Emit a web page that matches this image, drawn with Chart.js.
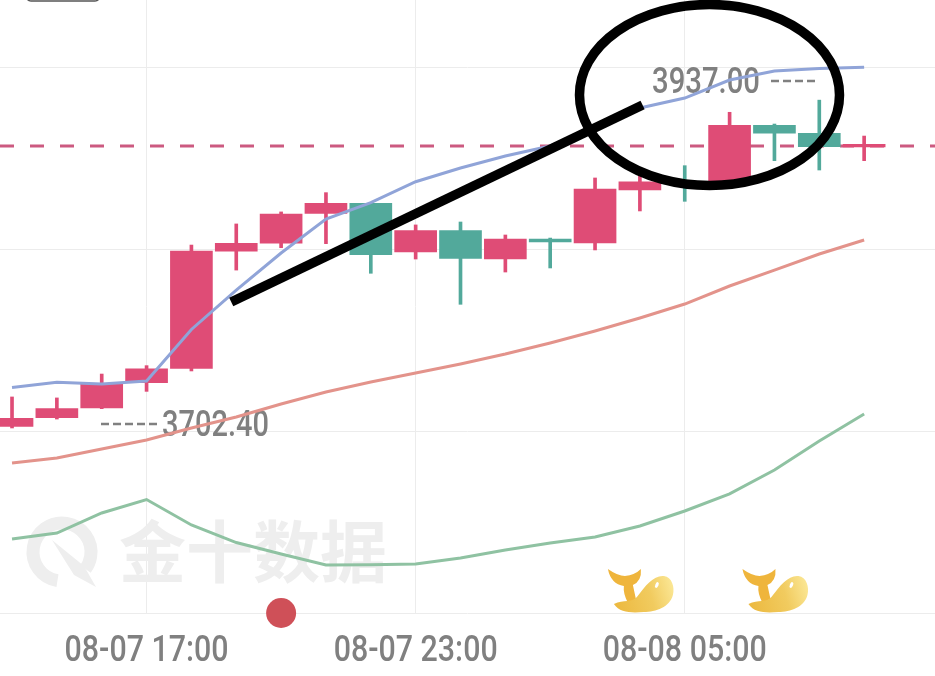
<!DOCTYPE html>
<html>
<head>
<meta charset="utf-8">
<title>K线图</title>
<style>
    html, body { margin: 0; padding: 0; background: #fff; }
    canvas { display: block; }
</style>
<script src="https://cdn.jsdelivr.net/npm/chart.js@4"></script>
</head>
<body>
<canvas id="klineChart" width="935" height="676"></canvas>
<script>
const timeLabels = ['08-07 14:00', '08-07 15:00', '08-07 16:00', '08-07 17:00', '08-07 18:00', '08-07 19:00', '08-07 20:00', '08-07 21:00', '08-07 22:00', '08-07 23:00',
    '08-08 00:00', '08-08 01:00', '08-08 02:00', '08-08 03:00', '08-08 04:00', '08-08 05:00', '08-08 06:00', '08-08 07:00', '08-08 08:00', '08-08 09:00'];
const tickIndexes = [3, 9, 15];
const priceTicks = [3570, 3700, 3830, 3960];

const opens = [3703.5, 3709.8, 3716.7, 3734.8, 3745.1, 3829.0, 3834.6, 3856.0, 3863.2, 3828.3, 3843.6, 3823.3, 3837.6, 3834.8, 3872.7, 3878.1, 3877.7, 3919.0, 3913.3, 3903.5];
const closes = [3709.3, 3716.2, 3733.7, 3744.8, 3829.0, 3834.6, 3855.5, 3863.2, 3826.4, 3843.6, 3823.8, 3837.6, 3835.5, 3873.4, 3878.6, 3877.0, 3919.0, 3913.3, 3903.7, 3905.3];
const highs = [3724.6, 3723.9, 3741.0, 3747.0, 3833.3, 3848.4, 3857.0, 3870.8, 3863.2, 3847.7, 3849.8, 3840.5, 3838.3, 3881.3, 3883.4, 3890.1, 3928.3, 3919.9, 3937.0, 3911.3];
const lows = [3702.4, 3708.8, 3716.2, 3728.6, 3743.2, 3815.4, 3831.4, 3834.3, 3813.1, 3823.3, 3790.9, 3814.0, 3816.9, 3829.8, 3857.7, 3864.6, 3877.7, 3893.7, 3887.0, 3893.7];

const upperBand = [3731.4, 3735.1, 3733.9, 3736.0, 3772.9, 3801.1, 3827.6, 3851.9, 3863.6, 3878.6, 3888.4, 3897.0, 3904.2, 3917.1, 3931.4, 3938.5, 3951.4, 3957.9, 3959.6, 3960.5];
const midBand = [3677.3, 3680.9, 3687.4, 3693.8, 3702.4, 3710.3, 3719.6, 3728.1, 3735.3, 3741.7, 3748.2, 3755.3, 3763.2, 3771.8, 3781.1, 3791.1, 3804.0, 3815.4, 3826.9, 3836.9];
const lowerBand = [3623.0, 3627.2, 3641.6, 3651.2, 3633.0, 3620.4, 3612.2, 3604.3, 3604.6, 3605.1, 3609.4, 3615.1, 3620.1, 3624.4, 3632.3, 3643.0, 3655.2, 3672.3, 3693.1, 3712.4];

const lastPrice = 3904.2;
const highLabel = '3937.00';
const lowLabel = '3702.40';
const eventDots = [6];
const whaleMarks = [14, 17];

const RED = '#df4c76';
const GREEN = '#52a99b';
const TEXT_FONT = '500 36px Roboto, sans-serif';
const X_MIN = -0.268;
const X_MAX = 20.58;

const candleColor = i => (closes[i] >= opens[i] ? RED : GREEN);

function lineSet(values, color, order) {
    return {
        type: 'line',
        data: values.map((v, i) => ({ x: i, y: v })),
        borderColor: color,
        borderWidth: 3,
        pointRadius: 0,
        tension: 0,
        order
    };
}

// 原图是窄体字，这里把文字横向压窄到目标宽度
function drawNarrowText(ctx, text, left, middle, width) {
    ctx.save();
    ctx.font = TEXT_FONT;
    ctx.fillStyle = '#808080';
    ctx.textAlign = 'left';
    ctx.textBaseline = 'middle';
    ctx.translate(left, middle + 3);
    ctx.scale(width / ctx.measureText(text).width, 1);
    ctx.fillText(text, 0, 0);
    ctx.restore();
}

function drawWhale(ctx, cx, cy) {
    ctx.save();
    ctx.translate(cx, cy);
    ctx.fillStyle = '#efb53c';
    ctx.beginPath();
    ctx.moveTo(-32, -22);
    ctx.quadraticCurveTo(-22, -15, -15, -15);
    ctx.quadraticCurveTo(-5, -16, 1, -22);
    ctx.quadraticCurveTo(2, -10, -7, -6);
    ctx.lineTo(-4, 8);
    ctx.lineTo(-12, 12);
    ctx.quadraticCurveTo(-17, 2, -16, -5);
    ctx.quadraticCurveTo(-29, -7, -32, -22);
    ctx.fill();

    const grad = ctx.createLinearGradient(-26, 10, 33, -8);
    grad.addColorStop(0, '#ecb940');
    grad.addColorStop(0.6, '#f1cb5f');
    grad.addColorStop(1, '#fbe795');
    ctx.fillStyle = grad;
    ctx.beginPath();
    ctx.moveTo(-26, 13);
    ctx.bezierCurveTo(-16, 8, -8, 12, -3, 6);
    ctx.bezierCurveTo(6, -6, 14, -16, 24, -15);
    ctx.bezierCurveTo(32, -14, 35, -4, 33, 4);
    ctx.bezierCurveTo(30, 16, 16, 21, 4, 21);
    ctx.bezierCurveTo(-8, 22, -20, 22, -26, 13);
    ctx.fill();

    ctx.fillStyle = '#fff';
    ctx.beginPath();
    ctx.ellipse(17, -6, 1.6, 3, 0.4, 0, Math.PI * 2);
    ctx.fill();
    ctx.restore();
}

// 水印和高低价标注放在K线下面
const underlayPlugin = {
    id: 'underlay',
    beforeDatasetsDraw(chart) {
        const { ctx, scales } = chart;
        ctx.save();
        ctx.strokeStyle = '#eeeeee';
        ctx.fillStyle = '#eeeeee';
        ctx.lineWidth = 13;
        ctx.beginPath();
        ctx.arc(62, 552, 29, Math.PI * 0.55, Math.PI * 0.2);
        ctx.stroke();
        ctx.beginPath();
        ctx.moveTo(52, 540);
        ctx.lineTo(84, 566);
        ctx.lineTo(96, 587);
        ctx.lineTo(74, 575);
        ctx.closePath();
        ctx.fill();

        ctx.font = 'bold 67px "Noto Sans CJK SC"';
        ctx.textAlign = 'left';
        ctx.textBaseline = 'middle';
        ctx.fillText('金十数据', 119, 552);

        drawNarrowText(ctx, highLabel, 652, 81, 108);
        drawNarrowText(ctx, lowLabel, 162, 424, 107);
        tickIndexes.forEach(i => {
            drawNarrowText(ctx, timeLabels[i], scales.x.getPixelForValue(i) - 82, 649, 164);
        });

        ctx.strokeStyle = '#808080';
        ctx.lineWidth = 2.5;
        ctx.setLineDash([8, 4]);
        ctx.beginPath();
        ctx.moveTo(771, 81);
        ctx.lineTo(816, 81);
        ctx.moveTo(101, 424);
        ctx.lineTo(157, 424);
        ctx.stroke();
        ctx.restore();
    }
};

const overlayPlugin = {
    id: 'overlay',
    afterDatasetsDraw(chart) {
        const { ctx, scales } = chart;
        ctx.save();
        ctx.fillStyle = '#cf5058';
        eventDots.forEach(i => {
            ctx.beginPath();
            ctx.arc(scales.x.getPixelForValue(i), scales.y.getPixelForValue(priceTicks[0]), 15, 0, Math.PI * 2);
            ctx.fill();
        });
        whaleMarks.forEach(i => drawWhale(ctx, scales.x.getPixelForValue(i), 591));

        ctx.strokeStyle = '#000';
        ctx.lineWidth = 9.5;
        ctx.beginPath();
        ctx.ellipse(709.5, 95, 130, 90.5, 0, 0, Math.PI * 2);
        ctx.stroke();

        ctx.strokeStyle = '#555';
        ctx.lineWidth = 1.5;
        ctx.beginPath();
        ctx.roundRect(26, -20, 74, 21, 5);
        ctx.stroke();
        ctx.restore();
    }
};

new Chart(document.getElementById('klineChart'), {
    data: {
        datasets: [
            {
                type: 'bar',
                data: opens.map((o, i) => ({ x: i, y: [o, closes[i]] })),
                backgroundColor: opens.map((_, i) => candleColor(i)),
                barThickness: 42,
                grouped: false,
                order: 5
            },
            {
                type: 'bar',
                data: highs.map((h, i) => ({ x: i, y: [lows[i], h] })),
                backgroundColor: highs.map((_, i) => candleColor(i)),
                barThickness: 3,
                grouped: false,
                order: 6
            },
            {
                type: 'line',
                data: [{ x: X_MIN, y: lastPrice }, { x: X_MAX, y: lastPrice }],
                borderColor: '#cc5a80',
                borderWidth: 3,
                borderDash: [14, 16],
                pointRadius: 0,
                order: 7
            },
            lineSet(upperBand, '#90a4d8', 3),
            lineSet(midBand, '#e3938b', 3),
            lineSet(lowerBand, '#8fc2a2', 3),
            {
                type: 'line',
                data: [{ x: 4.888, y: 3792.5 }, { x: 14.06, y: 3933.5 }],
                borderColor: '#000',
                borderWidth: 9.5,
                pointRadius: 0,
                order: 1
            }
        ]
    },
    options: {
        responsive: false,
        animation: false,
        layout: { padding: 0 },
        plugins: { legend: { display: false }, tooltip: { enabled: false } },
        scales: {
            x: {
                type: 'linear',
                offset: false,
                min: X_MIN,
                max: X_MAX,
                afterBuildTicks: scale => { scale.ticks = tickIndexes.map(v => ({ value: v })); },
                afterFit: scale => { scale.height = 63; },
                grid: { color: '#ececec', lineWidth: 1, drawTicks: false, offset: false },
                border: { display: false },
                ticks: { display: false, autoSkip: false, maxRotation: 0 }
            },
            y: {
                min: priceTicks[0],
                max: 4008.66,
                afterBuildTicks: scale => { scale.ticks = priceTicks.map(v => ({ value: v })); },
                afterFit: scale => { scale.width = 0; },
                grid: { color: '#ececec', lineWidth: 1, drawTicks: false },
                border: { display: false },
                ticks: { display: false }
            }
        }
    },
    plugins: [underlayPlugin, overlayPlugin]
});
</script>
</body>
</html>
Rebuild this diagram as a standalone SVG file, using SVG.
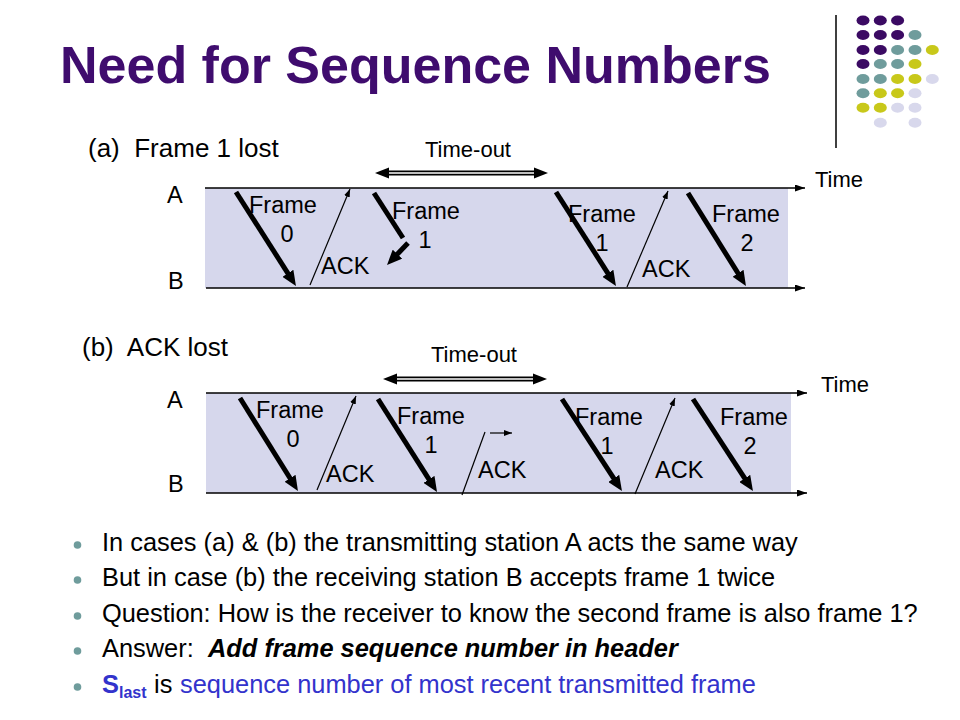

◇ ◇ ◇ ◇ ◇

• OBJECTIVE
Please take the lines from the beginning of the data above through the line holding "3893.7, 3887.0, 3893.7];" and transcribe them exactly, without any pictures.

• EXERCISE RESULT
Emit a web page that matches this image, drawn with Chart.js.
<!DOCTYPE html>
<html>
<head>
<meta charset="utf-8">
<title>K线图</title>
<style>
    html, body { margin: 0; padding: 0; background: #fff; }
    canvas { display: block; }
</style>
<script src="https://cdn.jsdelivr.net/npm/chart.js@4"></script>
</head>
<body>
<canvas id="klineChart" width="935" height="676"></canvas>
<script>
const timeLabels = ['08-07 14:00', '08-07 15:00', '08-07 16:00', '08-07 17:00', '08-07 18:00', '08-07 19:00', '08-07 20:00', '08-07 21:00', '08-07 22:00', '08-07 23:00',
    '08-08 00:00', '08-08 01:00', '08-08 02:00', '08-08 03:00', '08-08 04:00', '08-08 05:00', '08-08 06:00', '08-08 07:00', '08-08 08:00', '08-08 09:00'];
const tickIndexes = [3, 9, 15];
const priceTicks = [3570, 3700, 3830, 3960];

const opens = [3703.5, 3709.8, 3716.7, 3734.8, 3745.1, 3829.0, 3834.6, 3856.0, 3863.2, 3828.3, 3843.6, 3823.3, 3837.6, 3834.8, 3872.7, 3878.1, 3877.7, 3919.0, 3913.3, 3903.5];
const closes = [3709.3, 3716.2, 3733.7, 3744.8, 3829.0, 3834.6, 3855.5, 3863.2, 3826.4, 3843.6, 3823.8, 3837.6, 3835.5, 3873.4, 3878.6, 3877.0, 3919.0, 3913.3, 3903.7, 3905.3];
const highs = [3724.6, 3723.9, 3741.0, 3747.0, 3833.3, 3848.4, 3857.0, 3870.8, 3863.2, 3847.7, 3849.8, 3840.5, 3838.3, 3881.3, 3883.4, 3890.1, 3928.3, 3919.9, 3937.0, 3911.3];
const lows = [3702.4, 3708.8, 3716.2, 3728.6, 3743.2, 3815.4, 3831.4, 3834.3, 3813.1, 3823.3, 3790.9, 3814.0, 3816.9, 3829.8, 3857.7, 3864.6, 3877.7, 3893.7, 3887.0, 3893.7];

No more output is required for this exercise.